First drawn up in 1990, his global ethic preaches the fundamental "dignity" of each human being, regardless of gender, race, social standing or other condition. It broadens basic commandments to broad modern concepts. "Thou Shalt Not Kill," for instance, translates into promoting a "culture of nonviolence" -- even toward plants and animals.

Since then, Kung's approach has seen a steady march of acceptance.

In 1993, he was asked to craft his statement for the wide-ranging Parliament of the World's Religions. The leaders re-endorsed it six years later at their millennial gathering.

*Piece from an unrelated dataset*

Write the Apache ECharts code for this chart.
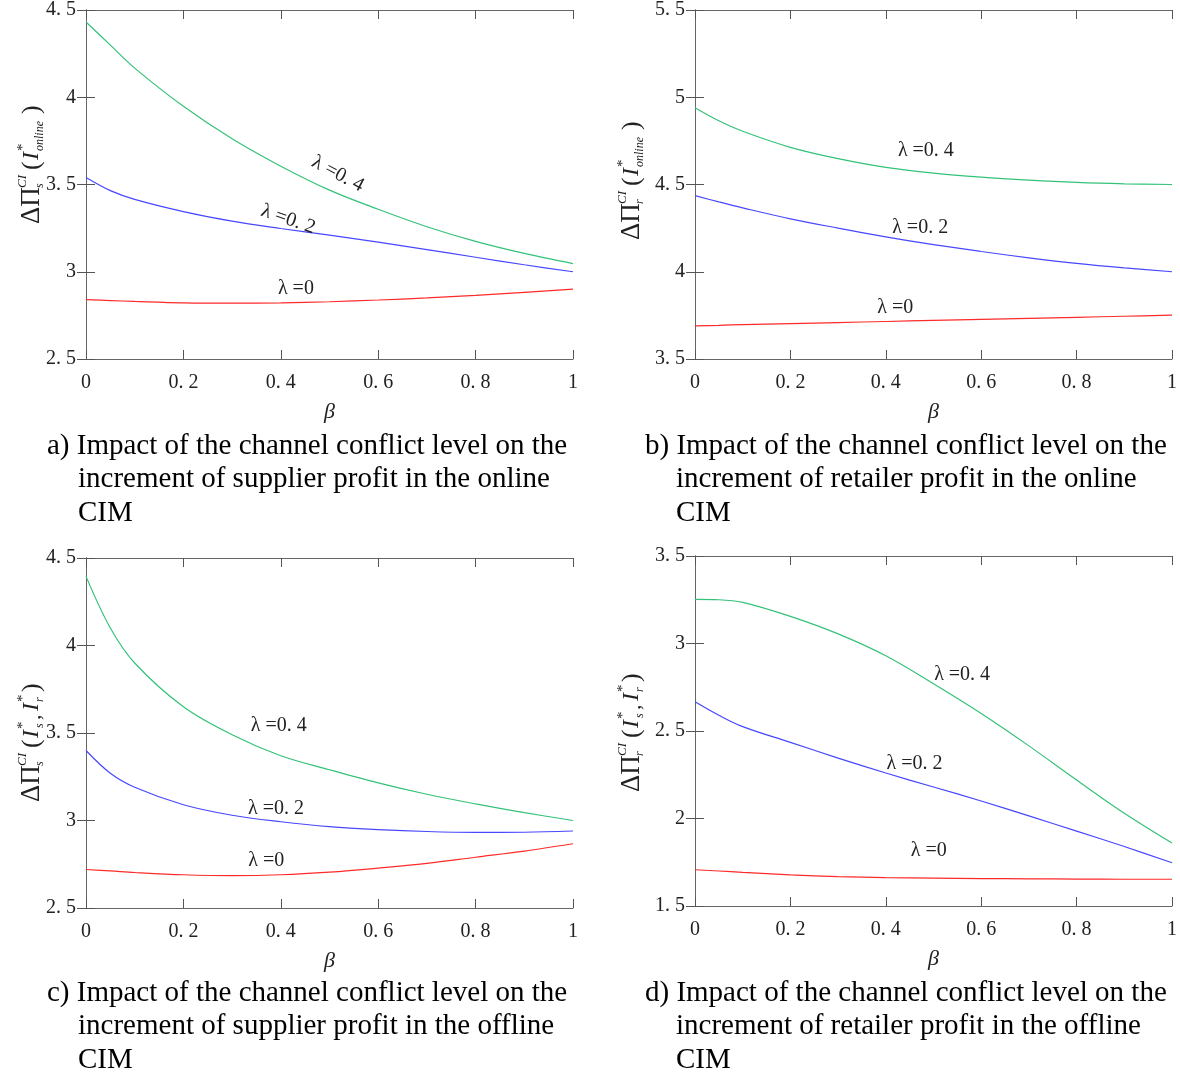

In 1997, he got 30 former heads of state to endorse a "Declaration of Human Responsibilities." The list included Helmut Schmidt of Germany, Pierre Trudeau of Canada and former President Jimmy Carter.

And last year, after the Sept. 11 attacks, Kung was appointed by U.N. Secretary-General Kofi Anan to write a manifesto for dialogue among nations, called "Crossing the Divide."

Kung is currently organizing a traveling exhibit on a global ethic, based on one that has stood at U.N. headquarters. The 12 tableaus would show the world's major religions, plus the six ethical commandments.

"I'm surprised that the idea has made such progress in a dozen years," Kung says with elation.

He hopes other nations will follow the example of his homeland, where 120,000 pamphlets have been printed for school children. Also, a German-language series of TV films has been produced, highlighting the major religions, plus the six ethical commandments.

Kung has even persuaded Tubingen itself to sponsor lectures on global ethics: one by English prime minister Tony Blair, the other by Mary Robinson, a U.N. high commissioner. Secretary-general Anan is scheduled for next year.

Ironically, although his own church doesn't want to hear Kung, several of the FIU panelists will be Catholic educators: Sister Jeanne O'Laughlin of Barry University, Joseph Iannone of St. Thomas University and Father Patrick O'Neill of the Archdiocese of Miami.

Also taking part will be Rabbi Mitchell Chefitz of Miami's Temple Israel, FIU provost Mark Rosenberg and FIU religion professor Terry Rey.

Appealing as they may be, Kung's approach has its critics. Among them, surprisingly, is FIU's Katz.

Katz says the global ethic statement is laden with a liberal Western mind-set -- for instance, the talk of "a transformation of consciousness" and "a just economic order." He adds that the statement draws support from religious liberals, but not conservatives.

"The debate is not interfaith anymore," Katz says. "You've got to establish a dialogue with traditionalists in your own religion. That's the hardest thing."

Not that he thinks a global ethic is a bad idea. Just that it needs more work, with more minds.

"You don't have to agree with people; otherwise, what do you have to talk about? If they come away from the panel talk realizing that everyone is not an echo of themselves, that's great progress."